Supplied material ->
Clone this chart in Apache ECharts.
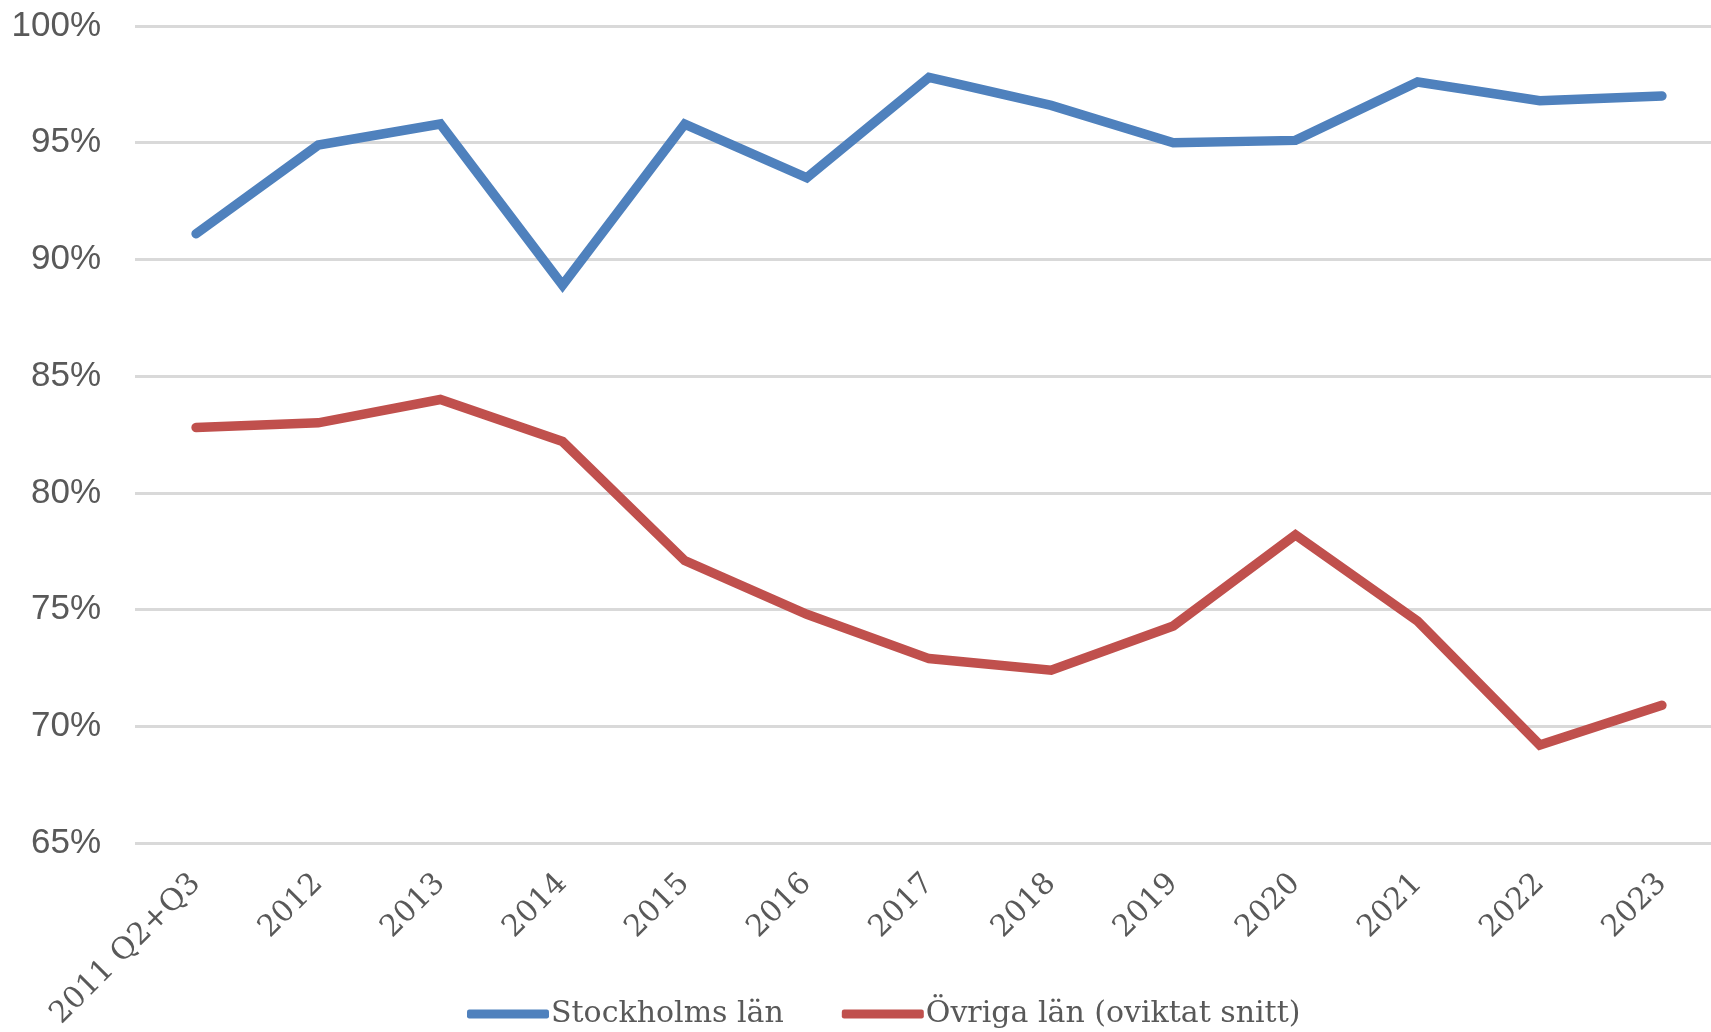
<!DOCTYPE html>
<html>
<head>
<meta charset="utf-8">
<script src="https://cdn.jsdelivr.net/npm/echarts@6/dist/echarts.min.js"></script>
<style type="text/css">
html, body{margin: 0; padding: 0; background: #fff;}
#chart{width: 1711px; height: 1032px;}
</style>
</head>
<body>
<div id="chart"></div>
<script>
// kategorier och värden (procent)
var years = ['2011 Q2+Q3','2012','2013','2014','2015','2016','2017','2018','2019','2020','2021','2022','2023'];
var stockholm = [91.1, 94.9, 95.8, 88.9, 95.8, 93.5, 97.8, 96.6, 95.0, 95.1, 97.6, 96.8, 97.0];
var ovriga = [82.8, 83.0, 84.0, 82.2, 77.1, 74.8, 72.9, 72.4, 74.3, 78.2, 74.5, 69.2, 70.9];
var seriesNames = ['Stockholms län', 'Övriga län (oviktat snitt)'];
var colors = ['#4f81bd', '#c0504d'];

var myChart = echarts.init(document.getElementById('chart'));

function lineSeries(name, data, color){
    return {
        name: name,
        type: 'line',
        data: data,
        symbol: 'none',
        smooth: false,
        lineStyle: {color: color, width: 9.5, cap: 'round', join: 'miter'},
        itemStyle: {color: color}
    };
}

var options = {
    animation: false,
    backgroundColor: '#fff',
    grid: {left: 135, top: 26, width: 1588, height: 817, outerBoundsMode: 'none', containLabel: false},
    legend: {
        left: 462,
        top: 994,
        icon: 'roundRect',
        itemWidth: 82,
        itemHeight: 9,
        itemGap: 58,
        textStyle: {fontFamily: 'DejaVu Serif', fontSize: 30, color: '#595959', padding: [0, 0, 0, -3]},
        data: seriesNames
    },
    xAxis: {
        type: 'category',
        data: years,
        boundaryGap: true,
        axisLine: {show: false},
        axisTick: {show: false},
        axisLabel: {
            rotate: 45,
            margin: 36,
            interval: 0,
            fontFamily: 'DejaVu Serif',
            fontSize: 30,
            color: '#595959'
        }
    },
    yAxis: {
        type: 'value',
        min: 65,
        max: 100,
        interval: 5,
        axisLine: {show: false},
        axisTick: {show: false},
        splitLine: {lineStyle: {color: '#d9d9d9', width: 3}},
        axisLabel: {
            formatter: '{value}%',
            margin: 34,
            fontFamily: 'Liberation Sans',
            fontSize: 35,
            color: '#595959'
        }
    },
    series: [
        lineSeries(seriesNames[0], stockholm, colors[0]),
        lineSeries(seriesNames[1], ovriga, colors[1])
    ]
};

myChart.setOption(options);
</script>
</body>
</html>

Exercise aim ->
Working from the material above, transcribe it exactly while omitting pictures.

Reply to the task ->
Clone this chart in Apache ECharts.
<!DOCTYPE html>
<html>
<head>
<meta charset="utf-8">
<script src="https://cdn.jsdelivr.net/npm/echarts@6/dist/echarts.min.js"></script>
<style type="text/css">
html, body{margin: 0; padding: 0; background: #fff;}
#chart{width: 1711px; height: 1032px;}
</style>
</head>
<body>
<div id="chart"></div>
<script>
// kategorier och värden (procent)
var years = ['2011 Q2+Q3','2012','2013','2014','2015','2016','2017','2018','2019','2020','2021','2022','2023'];
var stockholm = [91.1, 94.9, 95.8, 88.9, 95.8, 93.5, 97.8, 96.6, 95.0, 95.1, 97.6, 96.8, 97.0];
var ovriga = [82.8, 83.0, 84.0, 82.2, 77.1, 74.8, 72.9, 72.4, 74.3, 78.2, 74.5, 69.2, 70.9];
var seriesNames = ['Stockholms län', 'Övriga län (oviktat snitt)'];
var colors = ['#4f81bd', '#c0504d'];

var myChart = echarts.init(document.getElementById('chart'));

function lineSeries(name, data, color){
    return {
        name: name,
        type: 'line',
        data: data,
        symbol: 'none',
        smooth: false,
        lineStyle: {color: color, width: 9.5, cap: 'round', join: 'miter'},
        itemStyle: {color: color}
    };
}

var options = {
    animation: false,
    backgroundColor: '#fff',
    grid: {left: 135, top: 26, width: 1588, height: 817, outerBoundsMode: 'none', containLabel: false},
    legend: {
        left: 462,
        top: 994,
        icon: 'roundRect',
        itemWidth: 82,
        itemHeight: 9,
        itemGap: 58,
        textStyle: {fontFamily: 'DejaVu Serif', fontSize: 30, color: '#595959', padding: [0, 0, 0, -3]},
        data: seriesNames
    },
    xAxis: {
        type: 'category',
        data: years,
        boundaryGap: true,
        axisLine: {show: false},
        axisTick: {show: false},
        axisLabel: {
            rotate: 45,
            margin: 36,
            interval: 0,
            fontFamily: 'DejaVu Serif',
            fontSize: 30,
            color: '#595959'
        }
    },
    yAxis: {
        type: 'value',
        min: 65,
        max: 100,
        interval: 5,
        axisLine: {show: false},
        axisTick: {show: false},
        splitLine: {lineStyle: {color: '#d9d9d9', width: 3}},
        axisLabel: {
            formatter: '{value}%',
            margin: 34,
            fontFamily: 'Liberation Sans',
            fontSize: 35,
            color: '#595959'
        }
    },
    series: [
        lineSeries(seriesNames[0], stockholm, colors[0]),
        lineSeries(seriesNames[1], ovriga, colors[1])
    ]
};

myChart.setOption(options);
</script>
</body>
</html>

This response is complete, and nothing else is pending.